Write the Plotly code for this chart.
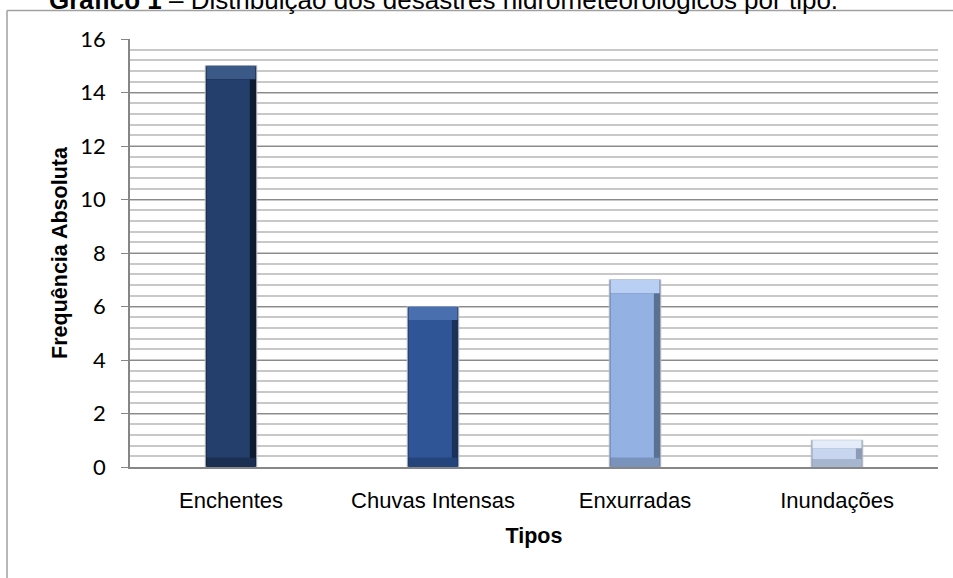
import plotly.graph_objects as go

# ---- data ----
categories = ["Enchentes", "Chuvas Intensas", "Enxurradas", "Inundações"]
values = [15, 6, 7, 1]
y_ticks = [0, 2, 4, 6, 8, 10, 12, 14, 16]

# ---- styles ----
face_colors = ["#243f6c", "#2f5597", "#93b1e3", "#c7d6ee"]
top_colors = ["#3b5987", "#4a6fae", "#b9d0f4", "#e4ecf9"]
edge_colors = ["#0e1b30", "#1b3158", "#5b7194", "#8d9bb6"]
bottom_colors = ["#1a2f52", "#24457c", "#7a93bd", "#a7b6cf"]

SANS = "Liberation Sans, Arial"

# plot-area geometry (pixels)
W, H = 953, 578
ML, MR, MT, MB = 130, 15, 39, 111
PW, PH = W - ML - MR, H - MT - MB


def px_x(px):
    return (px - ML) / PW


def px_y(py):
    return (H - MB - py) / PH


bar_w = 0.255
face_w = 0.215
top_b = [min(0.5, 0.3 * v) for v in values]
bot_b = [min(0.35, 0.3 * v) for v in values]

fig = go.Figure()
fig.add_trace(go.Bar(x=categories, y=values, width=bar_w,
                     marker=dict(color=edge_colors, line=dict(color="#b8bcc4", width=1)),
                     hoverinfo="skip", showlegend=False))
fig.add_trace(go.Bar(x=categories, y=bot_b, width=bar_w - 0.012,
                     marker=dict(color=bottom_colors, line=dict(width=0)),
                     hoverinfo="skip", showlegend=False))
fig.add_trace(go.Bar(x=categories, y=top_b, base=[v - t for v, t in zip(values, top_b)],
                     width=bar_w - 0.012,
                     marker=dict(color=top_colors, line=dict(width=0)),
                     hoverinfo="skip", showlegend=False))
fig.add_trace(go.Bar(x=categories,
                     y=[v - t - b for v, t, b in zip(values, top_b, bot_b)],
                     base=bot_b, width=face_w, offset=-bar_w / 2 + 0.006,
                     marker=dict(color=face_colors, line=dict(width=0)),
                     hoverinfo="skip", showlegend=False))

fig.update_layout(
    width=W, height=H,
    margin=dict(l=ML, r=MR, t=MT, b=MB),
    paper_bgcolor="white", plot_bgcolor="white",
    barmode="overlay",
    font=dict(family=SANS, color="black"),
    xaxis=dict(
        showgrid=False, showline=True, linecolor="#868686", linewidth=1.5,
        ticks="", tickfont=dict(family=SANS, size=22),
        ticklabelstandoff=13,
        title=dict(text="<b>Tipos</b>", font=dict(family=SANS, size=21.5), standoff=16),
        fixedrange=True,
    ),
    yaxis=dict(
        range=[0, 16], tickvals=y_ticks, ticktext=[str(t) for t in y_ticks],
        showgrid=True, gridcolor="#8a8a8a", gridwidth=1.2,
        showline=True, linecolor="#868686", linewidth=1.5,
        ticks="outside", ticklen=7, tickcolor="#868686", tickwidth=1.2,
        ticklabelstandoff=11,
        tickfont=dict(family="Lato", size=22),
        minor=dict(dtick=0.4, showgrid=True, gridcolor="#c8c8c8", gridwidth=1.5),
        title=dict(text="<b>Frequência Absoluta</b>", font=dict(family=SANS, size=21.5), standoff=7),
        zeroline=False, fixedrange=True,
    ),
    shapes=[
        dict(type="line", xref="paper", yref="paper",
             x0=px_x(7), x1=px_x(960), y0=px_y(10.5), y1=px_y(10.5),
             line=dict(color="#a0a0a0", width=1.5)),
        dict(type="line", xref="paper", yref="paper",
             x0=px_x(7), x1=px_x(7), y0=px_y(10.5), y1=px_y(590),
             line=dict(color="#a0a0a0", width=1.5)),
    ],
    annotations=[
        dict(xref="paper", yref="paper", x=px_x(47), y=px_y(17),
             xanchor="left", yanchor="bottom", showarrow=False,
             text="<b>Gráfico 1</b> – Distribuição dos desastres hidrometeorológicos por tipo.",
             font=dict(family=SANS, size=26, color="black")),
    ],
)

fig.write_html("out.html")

▶ _JOB_
Omit the pictures, then quote the rest of the material above exactly.

▶ _REPLY_
Write the Plotly code for this chart.
import plotly.graph_objects as go

# ---- data ----
categories = ["Enchentes", "Chuvas Intensas", "Enxurradas", "Inundações"]
values = [15, 6, 7, 1]
y_ticks = [0, 2, 4, 6, 8, 10, 12, 14, 16]

# ---- styles ----
face_colors = ["#243f6c", "#2f5597", "#93b1e3", "#c7d6ee"]
top_colors = ["#3b5987", "#4a6fae", "#b9d0f4", "#e4ecf9"]
edge_colors = ["#0e1b30", "#1b3158", "#5b7194", "#8d9bb6"]
bottom_colors = ["#1a2f52", "#24457c", "#7a93bd", "#a7b6cf"]

SANS = "Liberation Sans, Arial"

# plot-area geometry (pixels)
W, H = 953, 578
ML, MR, MT, MB = 130, 15, 39, 111
PW, PH = W - ML - MR, H - MT - MB


def px_x(px):
    return (px - ML) / PW


def px_y(py):
    return (H - MB - py) / PH


bar_w = 0.255
face_w = 0.215
top_b = [min(0.5, 0.3 * v) for v in values]
bot_b = [min(0.35, 0.3 * v) for v in values]

fig = go.Figure()
fig.add_trace(go.Bar(x=categories, y=values, width=bar_w,
                     marker=dict(color=edge_colors, line=dict(color="#b8bcc4", width=1)),
                     hoverinfo="skip", showlegend=False))
fig.add_trace(go.Bar(x=categories, y=bot_b, width=bar_w - 0.012,
                     marker=dict(color=bottom_colors, line=dict(width=0)),
                     hoverinfo="skip", showlegend=False))
fig.add_trace(go.Bar(x=categories, y=top_b, base=[v - t for v, t in zip(values, top_b)],
                     width=bar_w - 0.012,
                     marker=dict(color=top_colors, line=dict(width=0)),
                     hoverinfo="skip", showlegend=False))
fig.add_trace(go.Bar(x=categories,
                     y=[v - t - b for v, t, b in zip(values, top_b, bot_b)],
                     base=bot_b, width=face_w, offset=-bar_w / 2 + 0.006,
                     marker=dict(color=face_colors, line=dict(width=0)),
                     hoverinfo="skip", showlegend=False))

fig.update_layout(
    width=W, height=H,
    margin=dict(l=ML, r=MR, t=MT, b=MB),
    paper_bgcolor="white", plot_bgcolor="white",
    barmode="overlay",
    font=dict(family=SANS, color="black"),
    xaxis=dict(
        showgrid=False, showline=True, linecolor="#868686", linewidth=1.5,
        ticks="", tickfont=dict(family=SANS, size=22),
        ticklabelstandoff=13,
        title=dict(text="<b>Tipos</b>", font=dict(family=SANS, size=21.5), standoff=16),
        fixedrange=True,
    ),
    yaxis=dict(
        range=[0, 16], tickvals=y_ticks, ticktext=[str(t) for t in y_ticks],
        showgrid=True, gridcolor="#8a8a8a", gridwidth=1.2,
        showline=True, linecolor="#868686", linewidth=1.5,
        ticks="outside", ticklen=7, tickcolor="#868686", tickwidth=1.2,
        ticklabelstandoff=11,
        tickfont=dict(family="Lato", size=22),
        minor=dict(dtick=0.4, showgrid=True, gridcolor="#c8c8c8", gridwidth=1.5),
        title=dict(text="<b>Frequência Absoluta</b>", font=dict(family=SANS, size=21.5), standoff=7),
        zeroline=False, fixedrange=True,
    ),
    shapes=[
        dict(type="line", xref="paper", yref="paper",
             x0=px_x(7), x1=px_x(960), y0=px_y(10.5), y1=px_y(10.5),
             line=dict(color="#a0a0a0", width=1.5)),
        dict(type="line", xref="paper", yref="paper",
             x0=px_x(7), x1=px_x(7), y0=px_y(10.5), y1=px_y(590),
             line=dict(color="#a0a0a0", width=1.5)),
    ],
    annotations=[
        dict(xref="paper", yref="paper", x=px_x(47), y=px_y(17),
             xanchor="left", yanchor="bottom", showarrow=False,
             text="<b>Gráfico 1</b> – Distribuição dos desastres hidrometeorológicos por tipo.",
             font=dict(family=SANS, size=26, color="black")),
    ],
)

fig.write_html("out.html")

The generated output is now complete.